Il est temps d’agir : Honorer nos soldats, un impératif national
Face à cette réalité, il est impératif que l’État congolais prenne des mesures immédiates pour honorer ceux qui sont tombés au combat. Il ne s’agit pas seulement d’un acte symbolique, mais d’un engagement national envers ceux qui acceptent de risquer leur vie pour le pays.
Il est temps de construire des monuments pour nos héros. Il est temps de leur consacrer des avenues, des places, des hommages publics. Il est temps d’organiser des cérémonies officielles où leurs noms seront prononcés, où leurs familles pourront se recueillir et se dire que leur sacrifice n’a pas été vain.

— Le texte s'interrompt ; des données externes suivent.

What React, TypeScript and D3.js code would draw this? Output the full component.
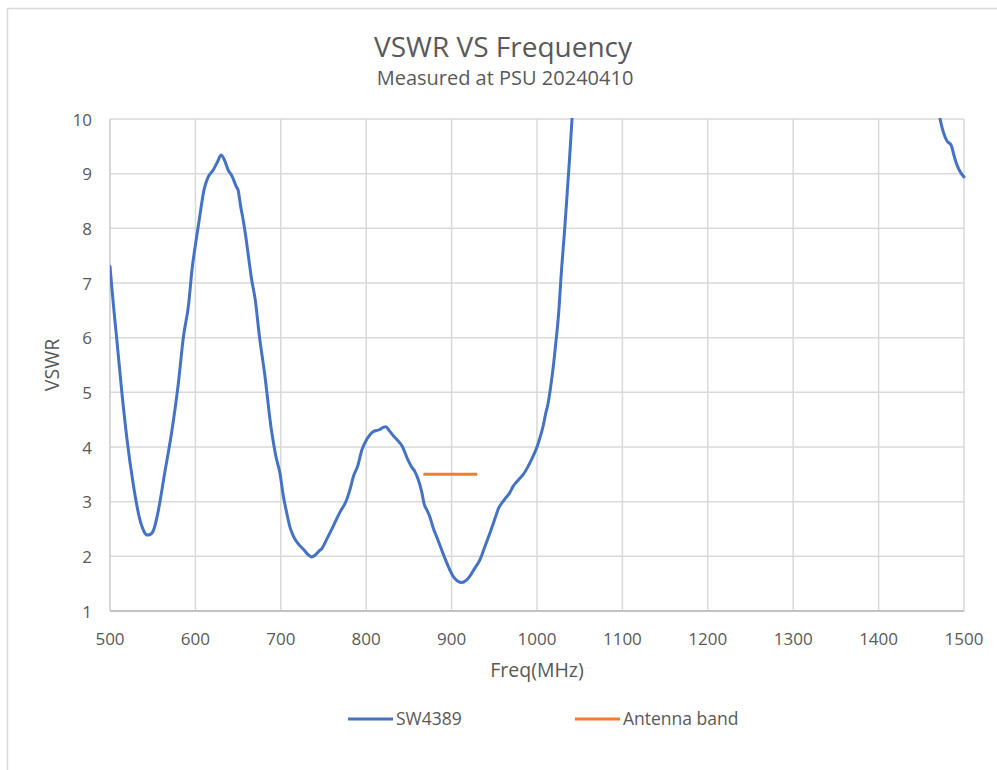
import React from "react";
import * as d3 from "d3";

const freq: number[] = [
  500, 504, 508, 514, 520, 527, 535, 540, 543, 547, 551, 556, 564, 572, 580, 586, 592, 596, 601, 605,
  610, 615, 621, 626, 630, 634, 638, 643, 648, 650, 653, 656, 659, 662, 666, 670, 675, 681, 689, 694,
  699, 703, 707, 711, 715, 722, 727, 732, 736, 740, 745, 748, 754, 761, 769, 777, 781, 785, 790, 795,
  801, 808, 816, 820, 823, 827, 832, 837, 842, 849, 853, 857, 861, 865, 868, 871, 875, 878, 884, 890,
  896, 902, 907, 912, 917, 921, 927, 933, 939, 945, 951, 955, 960, 964, 968, 972, 976, 980, 984, 988,
  992, 996, 1000, 1004, 1007, 1010, 1013, 1016, 1019, 1022, 1025, 1029, 1032, 1034, 1038, 1041, 1045, 1050,
  1100, 1200, 1300, 1400, 1440, 1460, 1472, 1476, 1480, 1485, 1488, 1491, 1495, 1500,
];
const vswr: number[] = [
  7.3, 6.6, 5.96, 4.98, 4.13, 3.34, 2.67, 2.45, 2.39, 2.4, 2.48, 2.79, 3.52, 4.25, 5.16, 6.02, 6.6, 7.24, 7.8, 8.21,
  8.7, 8.94, 9.07, 9.22, 9.34, 9.25, 9.08, 8.95, 8.76, 8.7, 8.4, 8.15, 7.85, 7.5, 7.05, 6.7, 6.02, 5.35, 4.31, 3.85,
  3.52, 3.1, 2.79, 2.52, 2.36, 2.2, 2.12, 2.03, 1.99, 2.02, 2.1, 2.14, 2.32, 2.54, 2.8, 3.03, 3.22, 3.46, 3.65, 3.95,
  4.15, 4.28, 4.32, 4.36, 4.37, 4.3, 4.2, 4.12, 4.02, 3.76, 3.64, 3.55, 3.4, 3.18, 2.95, 2.85, 2.7, 2.54, 2.3, 2.05,
  1.82, 1.63, 1.55, 1.52, 1.56, 1.63, 1.78, 1.93, 2.18, 2.43, 2.7, 2.88, 3.0, 3.08, 3.16, 3.28, 3.36, 3.43, 3.5, 3.6,
  3.72, 3.85, 4.0, 4.2, 4.37, 4.6, 4.8, 5.1, 5.46, 5.9, 6.38, 7.3, 7.9, 8.34, 9.25, 10.0, 11.2, 12.8,
  25, 35, 30, 20, 14, 11.5, 10.0, 9.75, 9.6, 9.52, 9.35, 9.19, 9.05, 8.94,
];
const bandFreq: number[] = [867, 930];
const bandVswr: number[] = [3.5, 3.5];

const xTicks: number[] = [500, 600, 700, 800, 900, 1000, 1100, 1200, 1300, 1400, 1500];
const yTicks: number[] = [1, 2, 3, 4, 5, 6, 7, 8, 9, 10];

const title = "VSWR VS Frequency";
const subtitle = "Measured at PSU 20240410";
const xTitle = "Freq(MHz)";
const yTitle = "VSWR";
const seriesNames: string[] = ["SW4389", "Antenna band"];

const W = 997;
const H = 770;
const plot = { left: 110, right: 964, top: 119, bottom: 611 };
const BLUE = "#4472C4";
const ORANGE = "#ED7D31";
const TEXT = "#595959";
const FONT = "'Open Sans', sans-serif";

export default function App() {
  const x = d3.scaleLinear().domain([500, 1500]).range([plot.left, plot.right]);
  const y = d3.scaleLinear().domain([1, 10]).range([plot.bottom, plot.top]);

  const mainData = freq.map((f, i) => [f, vswr[i]] as [number, number]);
  const bandData = bandFreq.map((f, i) => [f, bandVswr[i]] as [number, number]);

  const line = d3
    .line<[number, number]>()
    .x((d) => x(d[0]))
    .y((d) => y(d[1]))
    .curve(d3.curveMonotoneX);
  const straight = d3
    .line<[number, number]>()
    .x((d) => x(d[0]))
    .y((d) => y(d[1]));

  return (
    <svg
      width={W}
      height={H}
      style={{ position: "absolute", left: 0, top: 0, background: "#fff" }}
      fontFamily={FONT}
    >
      <rect x={0} y={0} width={W} height={H} fill="#fff" />
      <rect x={7.5} y={8.5} width={1100} height={900} fill="none" stroke="#d9d9d9" strokeWidth={1.5} />

      <defs>
        <clipPath id="plotClip">
          <rect x={plot.left} y={plot.top - 1} width={plot.right - plot.left + 2} height={plot.bottom - plot.top + 2} />
        </clipPath>
      </defs>

      {/* gridlines */}
      {yTicks.map((t) => (
        <line
          key={"gy" + t}
          x1={plot.left}
          x2={plot.right}
          y1={y(t)}
          y2={y(t)}
          stroke={t === 1 ? "#bfbfbf" : "#d9d9d9"}
          strokeWidth={1.5}
        />
      ))}
      {xTicks.map((t) => (
        <line
          key={"gx" + t}
          x1={x(t)}
          x2={x(t)}
          y1={plot.top}
          y2={plot.bottom}
          stroke={t === 500 ? "#c8c8c8" : "#d9d9d9"}
          strokeWidth={1.5}
        />
      ))}
      <line x1={plot.left} x2={plot.right} y1={y(1)} y2={y(1)} stroke="#bfbfbf" strokeWidth={1.5} />

      {/* tick labels */}
      {yTicks.map((t) => (
        <text key={"ty" + t} x={92} y={y(t) + 6.5} textAnchor="end" fontSize={17} fill={TEXT}>
          {t}
        </text>
      ))}
      {xTicks.map((t) => (
        <text key={"tx" + t} x={x(t)} y={645} textAnchor="middle" fontSize={17} fill={TEXT}>
          {t}
        </text>
      ))}

      {/* series */}
      <g clipPath="url(#plotClip)">
        <path d={line(mainData) || ""} fill="none" stroke={BLUE} strokeWidth={3} strokeLinejoin="round" strokeLinecap="round" />
      </g>
      <path d={straight(bandData) || ""} fill="none" stroke={ORANGE} strokeWidth={3} />

      {/* titles */}
      <text x={503} y={57} textAnchor="middle" fontSize={28} fill={TEXT}>
        {title}
      </text>
      <text x={505} y={85} textAnchor="middle" fontSize={20} fill={TEXT}>
        {subtitle}
      </text>
      <text x={537} y={677} textAnchor="middle" fontSize={19.5} fill={TEXT}>
        {xTitle}
      </text>
      <text
        transform={`translate(59,${(plot.top + plot.bottom) / 2}) rotate(-90)`}
        textAnchor="middle"
        fontSize={19.5}
        fill={TEXT}
      >
        {yTitle}
      </text>

      {/* legend */}
      <line x1={348} x2={393} y1={719} y2={719} stroke={BLUE} strokeWidth={3} />
      <text x={396} y={725} fontSize={17.5} fill={TEXT}>
        {seriesNames[0]}
      </text>
      <line x1={575} x2={620} y1={719} y2={719} stroke={ORANGE} strokeWidth={3} />
      <text x={623} y={725} fontSize={17.5} fill={TEXT}>
        {seriesNames[1]}
      </text>
    </svg>
  );
}
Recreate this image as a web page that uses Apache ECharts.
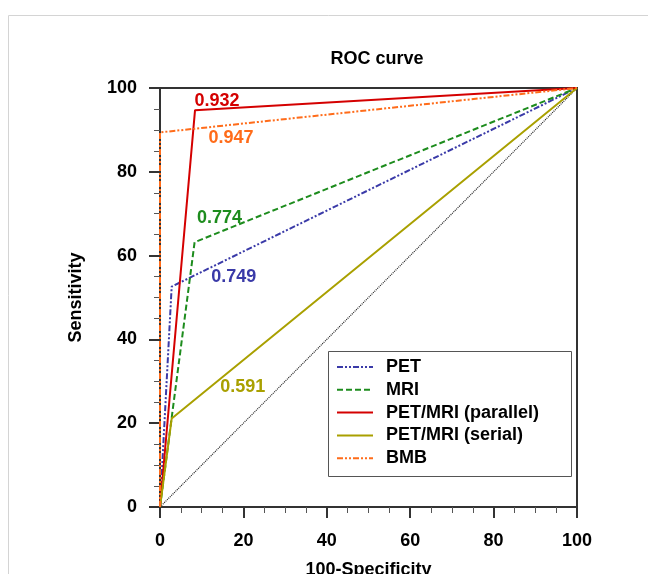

Il est aussi temps d’agir pour ceux qui sont encore en vie. Aujourd’hui, un militaire congolais est payé moins de 100 dollars par mois. Comment peut-il nourrir sa famille avec un tel salaire ? Comment peut-il servir son pays avec dignité si lui-même est condamné à une vie de misère ? Lutter pour l’amélioration des conditions de vie des militaires n’est pas une faveur, c’est un devoir.
Nous ne pouvons pas attendre la fin de la guerre pour commencer à honorer nos soldats. Chaque jour qui passe sans reconnaissance est une blessure supplémentaire infligée à la mémoire de ceux qui sont tombés. Il n’est jamais trop tard pour corriger ses erreurs, et nous espérons que le régime actuel, ainsi que ceux qui viendront après, comprendront enfin que la force d’un pays repose aussi sur la manière dont il traite ses défenseurs.
Nous, citoyens congolais, avons aussi un rôle à jouer. Nous devons parler de nos soldats, raconter leurs histoires, refuser qu’ils disparaissent dans l’oubli. Nous devons exiger qu’ils soient traités avec respect, que leurs familles soient soutenues, que leur sacrifice ne soit pas vain.
Aujourd’hui, nous sommes en guerre contre un ennemi extérieur. Mais demain, il ne faudrait pas que par notre propre négligence, un autre ennemi naisse parmi nous : celui du ressentiment, celui de la frustration, celui de la colère de ceux qui se sentiront abandonnés par la nation qu’ils ont servi.
Les guerres se gagnent avec des armes, mais la paix se construit avec de la mémoire et de la justice.
À nos soldats tombés au front, que votre sacrifice ne soit jamais oublié.